Dáil debates

Tuesday, 22 June 2010

Fisheries Conservation

 

8:00 am

Photo of Joe McHughJoe McHugh (Donegal North East, Fine Gael)

I welcome the Minister, Deputy Carey, and thank the Office of the Ceann Comhairle for facilitating this matter. The Foyle Area (Control of Fishing) Regulations 2010 were made on 2 June 2010 and have been operational since 11 June 2010. The Loughs Agency, with the approval of the North-South Ministerial Council and the Minister for Communications, Energy and Natural Resources, Deputy Ryan, introduced the regulations in exercise of the powers conferred by section 13(1) of the Foyle Fisheries Act 1952.

The Minister, Deputy Ryan, stated that the regulations have been introduced because "the numbers of migrating salmon counted going upstream in the Rivers Mourne, Faughan, Roe and Finn are below the specified stock level target numbers". In practice the regulation prevents 28 commercial fishermen, ten draftnet fishermen and 18 driftnet fishermen who did not opt into the voluntary buy-out scheme three years ago from fishing Lough Foyle for salmon in 2010. Last week the Minister of State, Deputy Conor Lenihan, told me in response to a parliamentary question that these 28 fishermen will not be provided with loss of earnings compensation.

This is a flawed fishery management framework. Everybody understands and supports the principle of conservation. Our marine industry is in trouble and it will die completely if we do not have fish stocks. That is accepted. However, the fishery management framework that underpins this regulation assumes that commercial fishermen are exclusively responsible for depletion of fish stock. That is a very simplistic and naive argument.

The Foyle Area (Control of Fishing) Regulations 2010 is the 20th conservation regulation imposed on Lough Foyle commercial fishermen since 2007 and the Government still has not taken any action to curb predator seals and cormorant birds that forage on fish stocks in Lough Foyle. A study entitled Assessment of Harbour Seal Predation on adult salmonoids in a Pacific Northwest Estuary written by Bryan Wright, Susan D. Riemer and Robin F. Brown notes that harbour seals consumed one fifth of the estimated salmon run in the marine site they chose for the purposes of research. The study calls for a new fishery management framework with reference to control of abundant nature species.

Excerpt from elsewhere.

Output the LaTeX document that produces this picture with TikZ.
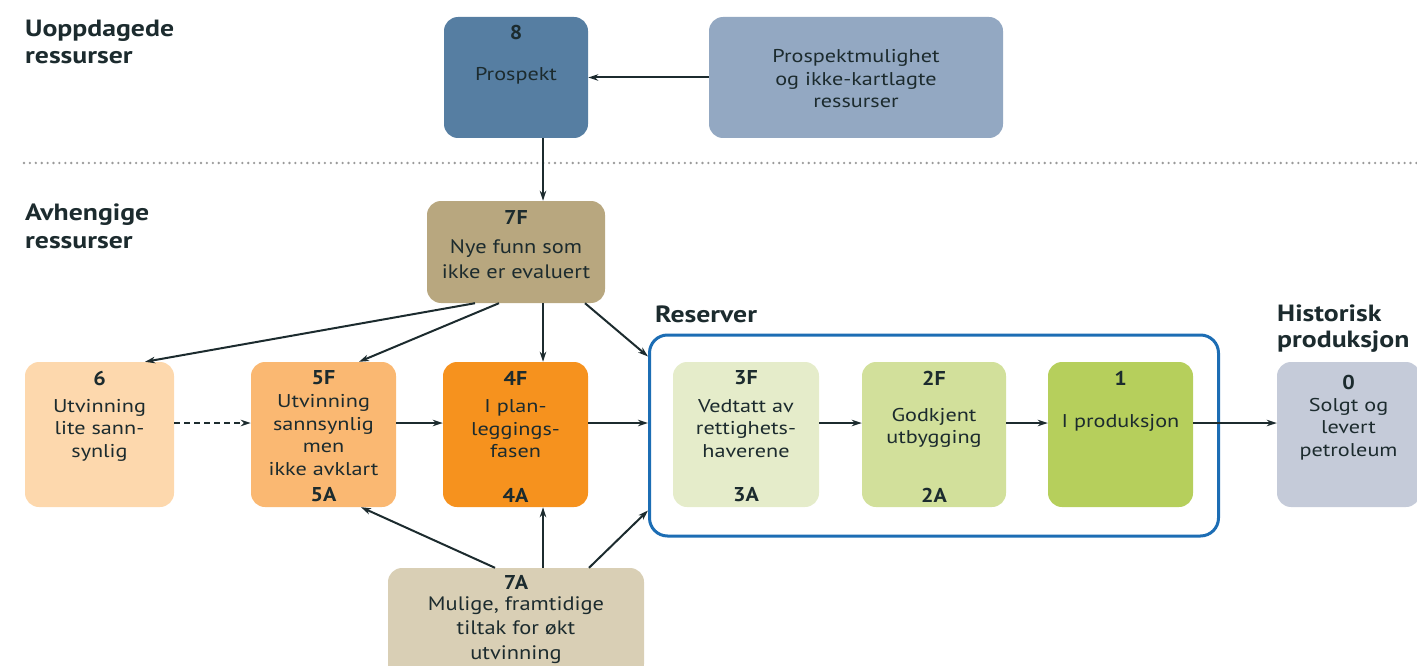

I refer to the seal population. The Irish Marine Institute estimated in 2000 that 6,976 seals live off the Irish coast. That was ten years ago. There is no comprehensive up-to-date study but we know that seal populations have exploded since top predation ended.

I refer to the Lough Foyle cormorants and seals. In the case of Lough Foyle salmon, cormorants eat the smolts, the young salmon, that leave the lough for salt water and then seals kill the mature salmon that return. The adult seal eats 1.9 kg of salmon per day. The seal also kills for sport. Multiplied over a year and leaving aside salmon killed by seals for sport, the adult seal may eat up to 730 kg of salmon per annum. The average seasonal return of a Lough Foyle commercial net fisherman is 650 kg, which is less. One seal kills more salmon stock than one commercial salmon fisherman. Anecdotal evidence confirms that there are more than 28 seals in Lough Foyle. Seals are killing more Lough Foyle salmon than commercial fishermen.

I refer to the case for compensation. The livelihood of 28 commercial fishermen is seriously damaged by this ban. These men did not sign up to the salmon hardship fund offered to salmon fishermen in 2007 because they did not anticipate this ban.

Will the Government commission a survey on the number of predator seals and cormorants on Lough Foyle? Does it agree that the fishery management framework needs to be broadened to possibly include control of abundant predator species? Is either of the Foyle Fisheries Act 1952 or the Foyle Area (Control of Fishing) Regulation 2010 subject to derogation?

This debate is not facile and the solutions are not simplistic. I spoke to Michelle Gildernew, MLA, the Minister's counterpart in Stormont yesterday. I understood her say that it is a very black and white issue. There is no salmon so commercial fisherman are banned.

There is an opportunity to allow fishermen to fish on a small scale with small boats, small quotas and for a limited number of days at sea. It would get people back working. It is an opportunity for the Government to get people along the coast working again. I ask the Minister not to bring the debate down to a facile level, that is, that commercial fishermen are destroying the stock. They are not because they are not even fishing.